When I left Saigon, after a few days there, I took the bicycle with me on the bus to Da Lat. The mountains, woods and fresh air inspired me to decide biking again all the way to Nha Trang. However I didn't make it to Nha Trang on the bike, as it broke along the way - in the mountains, in the woods, in the rain, and in the dark - at the end of a rather mixed, but then enjoyable day. By the time the bicycle gave up I felt in peace, so that what eventually had happened to the bike didn't shock me much. Not too long after the incident a Van stopped for me and took me to a place next to Nha Trang. There I found a small but suffocating room for the night. Suffocating on one hand because the temperatures in Da Lat were comparatively much cooler than in the lowlands, on the other hand because there was no air-conditioner, instead only a tiny window next to the street, which ultimately provided the room with hot, thin air. It was a hot and sunny day when I got to Nha Trang in the morning - on a motorbike, the bicycle pushing next to me.
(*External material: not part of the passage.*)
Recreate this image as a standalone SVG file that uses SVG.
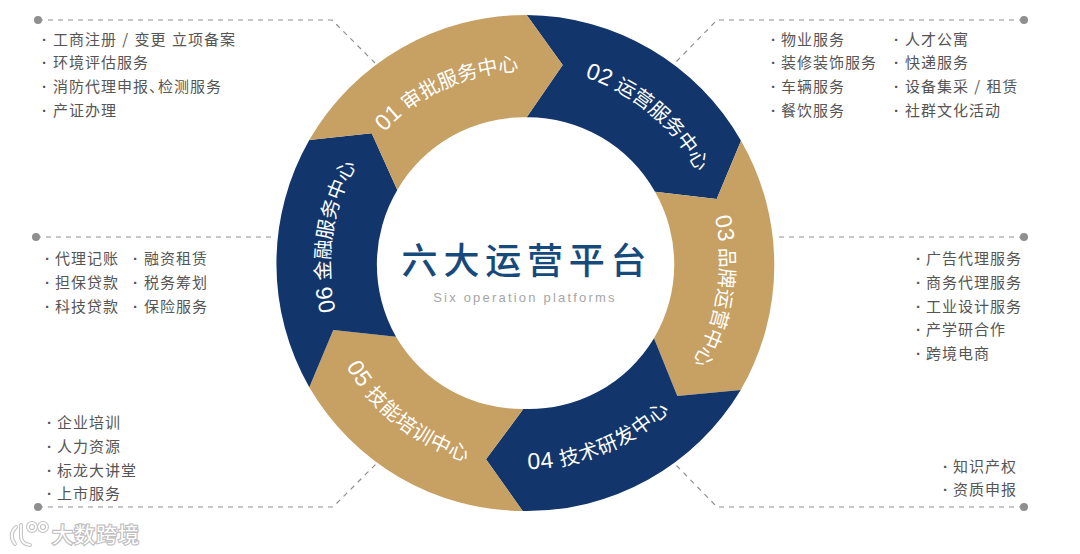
<svg xmlns="http://www.w3.org/2000/svg" width="1080" height="554" viewBox="0 0 1080 554">
<style>
text{font-family:"Noto Sans CJK SC","Liberation Sans",sans-serif}
.gold{fill:#c7a063}
.navy{fill:#12366b}
.seg{font-family:"Liberation Sans","Noto Sans CJK SC",sans-serif;font-size:20px;fill:#fff}
.wide{letter-spacing:.7px}
.num{font-size:23px}
.item{font-size:15px;letter-spacing:1px;word-spacing:1px;fill:#555}
.b{font-family:"Liberation Sans",sans-serif;font-weight:bold}
.lead{fill:none;stroke:#8f8f8f;stroke-width:1.2;stroke-dasharray:5 5}
.dot{fill:#8f8f8f}
.wm{font-size:21px;fill:#fff;stroke:#c0c0c0;stroke-width:2.4;paint-order:stroke;letter-spacing:1px}
.wo{fill:none;stroke:#c4c4c4;stroke-width:4;stroke-linecap:round}
.wi{fill:none;stroke:#fff;stroke-width:1.8;stroke-linecap:round}
</style>
<defs>
<path id="p1" d="M333.9 244.6A192 192 0 0 1 636.5 106.7"/>
<path id="p2" d="M458.4 79.7A195 195 0 0 1 717 297"/>
<path id="p3" d="M646.7 110.2A196 196 0 0 1 596.8 445.2"/>
<path id="p4" d="M402.5 428.2A206 206 0 0 0 729.6 292.7"/>
<path id="p5" d="M320.5 233A207 207 0 0 0 602.5 455"/>
<path id="p6" d="M404.9 416.7A195 195 0 0 1 452 82.2"/>
</defs>
<rect width="1080" height="554" fill="#fff"/>
<g id="connectors">
<path class="lead" d="M38 20H332L375 63"/>
<path class="lead" d="M1024 20H717L675 63"/>
<path class="lead" d="M36 237H276"/>
<path class="lead" d="M1024 237H775"/>
<path class="lead" d="M38 507H333L376 464"/>
<path class="lead" d="M1024 507H717L675 464"/>
<circle class="dot" cx="38" cy="20" r="4"/>
<circle class="dot" cx="1024" cy="20" r="4"/>
<circle class="dot" cx="36" cy="237" r="4"/>
<circle class="dot" cx="1024" cy="237" r="4"/>
<circle class="dot" cx="38" cy="507" r="4"/>
<circle class="dot" cx="1024" cy="507" r="4"/>
</g>
<g id="seg-02">
<path class="navy" d="M526.7 15A249 249 0 0 1 741 140.7L716.7 199L655 191.7A146 146 0 0 0 526.7 117.3L562.7 65Z"/>
<text class="seg"><textPath href="#p2" startOffset="50%" text-anchor="middle"><tspan class="num">02</tspan> 运营服务中心</textPath></text>
</g>
<g id="seg-03">
<path class="gold" d="M741 140.7A249 249 0 0 1 740.7 390L677.3 396L654 338.3A146 146 0 0 0 655 191.7L716.7 199Z"/>
<text class="seg"><textPath href="#p3" startOffset="50%" text-anchor="middle"><tspan class="num">03</tspan> 品牌运营中心</textPath></text>
</g>
<g id="seg-04">
<path class="navy" d="M740.7 390A249 249 0 0 1 522.7 511L486 459.3L523.3 409A146 146 0 0 0 654 338.3L677.3 396Z"/>
<text class="seg wide"><textPath href="#p4" startOffset="50%" text-anchor="middle"><tspan class="num">04</tspan> 技术研发中心</textPath></text>
</g>
<g id="seg-05">
<path class="gold" d="M522.7 511A249 249 0 0 1 309.3 387.3L333.3 330L396 336.7A146 146 0 0 0 523.3 409L486 459.3Z"/>
<text class="seg wide"><textPath href="#p5" startOffset="50%" text-anchor="middle"><tspan class="num">05</tspan> 技能培训中心</textPath></text>
</g>
<g id="seg-06">
<path class="navy" d="M309.3 387.3A249 249 0 0 1 309.3 140L371.7 133.3L397.3 190A146 146 0 0 0 396 336.7L333.3 330Z"/>
<text class="seg"><textPath href="#p6" startOffset="50%" text-anchor="middle"><tspan class="num">06</tspan> 金融服务中心</textPath></text>
</g>
<g id="seg-01">
<path class="gold" d="M309.3 140A249 249 0 0 1 526.7 15L562.7 65L526.7 117.3A146 146 0 0 0 397.3 190L371.7 133.3Z"/>
<text class="seg"><textPath href="#p1" startOffset="50%" text-anchor="middle"><tspan class="num">01</tspan> 审批服务中心</textPath></text>
</g>
<g id="center">
<text x="527" y="274" text-anchor="middle" font-size="36" font-weight="500" letter-spacing="5.8" fill="#174a7c">六大运营平台</text>
<text x="525" y="302" text-anchor="middle" font-size="13" letter-spacing="2.2" fill="#a6a6a6" style="font-family:'Liberation Sans',sans-serif">Six operation platforms</text>
</g>
<g id="list-01">
<text class="item" y="45"><tspan class="b" x="42">·</tspan><tspan x="53">工商注册 / 变更 立项备案</tspan></text>
<text class="item" y="68"><tspan class="b" x="42">·</tspan><tspan x="53">环境评估服务</tspan></text>
<text class="item" y="92"><tspan class="b" x="42">·</tspan><tspan x="53">消防代理申报、</tspan><tspan dx="-7">检测服务</tspan></text>
<text class="item" y="116"><tspan class="b" x="42">·</tspan><tspan x="53">产证办理</tspan></text>
</g>
<g id="list-02">
<text class="item" y="45"><tspan class="b" x="771">·</tspan><tspan x="781">物业服务</tspan></text>
<text class="item" y="68"><tspan class="b" x="771">·</tspan><tspan x="781">装修装饰服务</tspan></text>
<text class="item" y="92"><tspan class="b" x="771">·</tspan><tspan x="781">车辆服务</tspan></text>
<text class="item" y="116"><tspan class="b" x="771">·</tspan><tspan x="781">餐饮服务</tspan></text>
<text class="item" y="45"><tspan class="b" x="894">·</tspan><tspan x="905">人才公寓</tspan></text>
<text class="item" y="68"><tspan class="b" x="894">·</tspan><tspan x="905">快递服务</tspan></text>
<text class="item" y="92"><tspan class="b" x="894">·</tspan><tspan x="905">设备集采 / 租赁</tspan></text>
<text class="item" y="116"><tspan class="b" x="894">·</tspan><tspan x="905">社群文化活动</tspan></text>
</g>
<g id="list-03">
<text class="item" y="264"><tspan class="b" x="916">·</tspan><tspan x="926">广告代理服务</tspan></text>
<text class="item" y="288"><tspan class="b" x="916">·</tspan><tspan x="926">商务代理服务</tspan></text>
<text class="item" y="312"><tspan class="b" x="916">·</tspan><tspan x="926">工业设计服务</tspan></text>
<text class="item" y="335"><tspan class="b" x="916">·</tspan><tspan x="926">产学研合作</tspan></text>
<text class="item" y="359"><tspan class="b" x="916">·</tspan><tspan x="926">跨境电商</tspan></text>
</g>
<g id="list-04">
<text class="item" y="472"><tspan class="b" x="943">·</tspan><tspan x="953">知识产权</tspan></text>
<text class="item" y="495"><tspan class="b" x="943">·</tspan><tspan x="953">资质申报</tspan></text>
</g>
<g id="list-05">
<text class="item" y="428"><tspan class="b" x="47">·</tspan><tspan x="57">企业培训</tspan></text>
<text class="item" y="452"><tspan class="b" x="47">·</tspan><tspan x="57">人力资源</tspan></text>
<text class="item" y="476"><tspan class="b" x="47">·</tspan><tspan x="57">标龙大讲堂</tspan></text>
<text class="item" y="499"><tspan class="b" x="47">·</tspan><tspan x="57">上市服务</tspan></text>
</g>
<g id="list-06">
<text class="item" y="264"><tspan class="b" x="45">·</tspan><tspan x="55">代理记账</tspan></text>
<text class="item" y="288"><tspan class="b" x="45">·</tspan><tspan x="55">担保贷款</tspan></text>
<text class="item" y="312"><tspan class="b" x="45">·</tspan><tspan x="55">科技贷款</tspan></text>
<text class="item" y="264"><tspan class="b" x="133">·</tspan><tspan x="144">融资租赁</tspan></text>
<text class="item" y="288"><tspan class="b" x="133">·</tspan><tspan x="144">税务筹划</tspan></text>
<text class="item" y="312"><tspan class="b" x="133">·</tspan><tspan x="144">保险服务</tspan></text>
</g>
<g id="watermark">
<path class="wo" d="M16 527Q8 535 15 544M21 525V536Q21 544 30 545"/>
<circle class="wo" cx="32" cy="527" r="4"/>
<circle class="wo" cx="43" cy="527" r="4"/>
<path class="wi" d="M16 527Q8 535 15 544M21 525V536Q21 544 30 545"/>
<circle class="wi" cx="32" cy="527" r="4"/>
<circle class="wi" cx="43" cy="527" r="4"/>
<text class="wm" x="52" y="542">大数跨境</text>
</g>
</svg>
I didn't have the time to think about enjoying the beach again and just took the next train to Hanoi.
Back in the North - Núi
(this part wasn't thoroughly thought-out anymore, because at that time we decided to leave out the text...)
Back in Hanoi I missed my plane the following day, due to lack of preparation, but also due to lack of an organized public transportation system. I wanted to go back home by train. Arrived in Sapa/North Vietnam I had to realize that it might be easier and not necessarily more expensive to take a plane, because visa for China & Russia are not cheap and take days to get them, plus one has to get them in the capital of the country you're at (which for me would have meant back to Hanoi). After a couple of days in beautiful Sapa, I went on a two days bus ride through bumpy roads of the mountains of North Vietnam. to end up in East Laos. After a boat trip and another two bus rides to the capital of Laos, I decided to go to Bangkok, from where I wanted to find a plane back home. I changed my mind and took a plane to Singapore. After a couple of days there I went to Kuala Lumpur by bus and after a three-day stay got on my plane and left for Germany.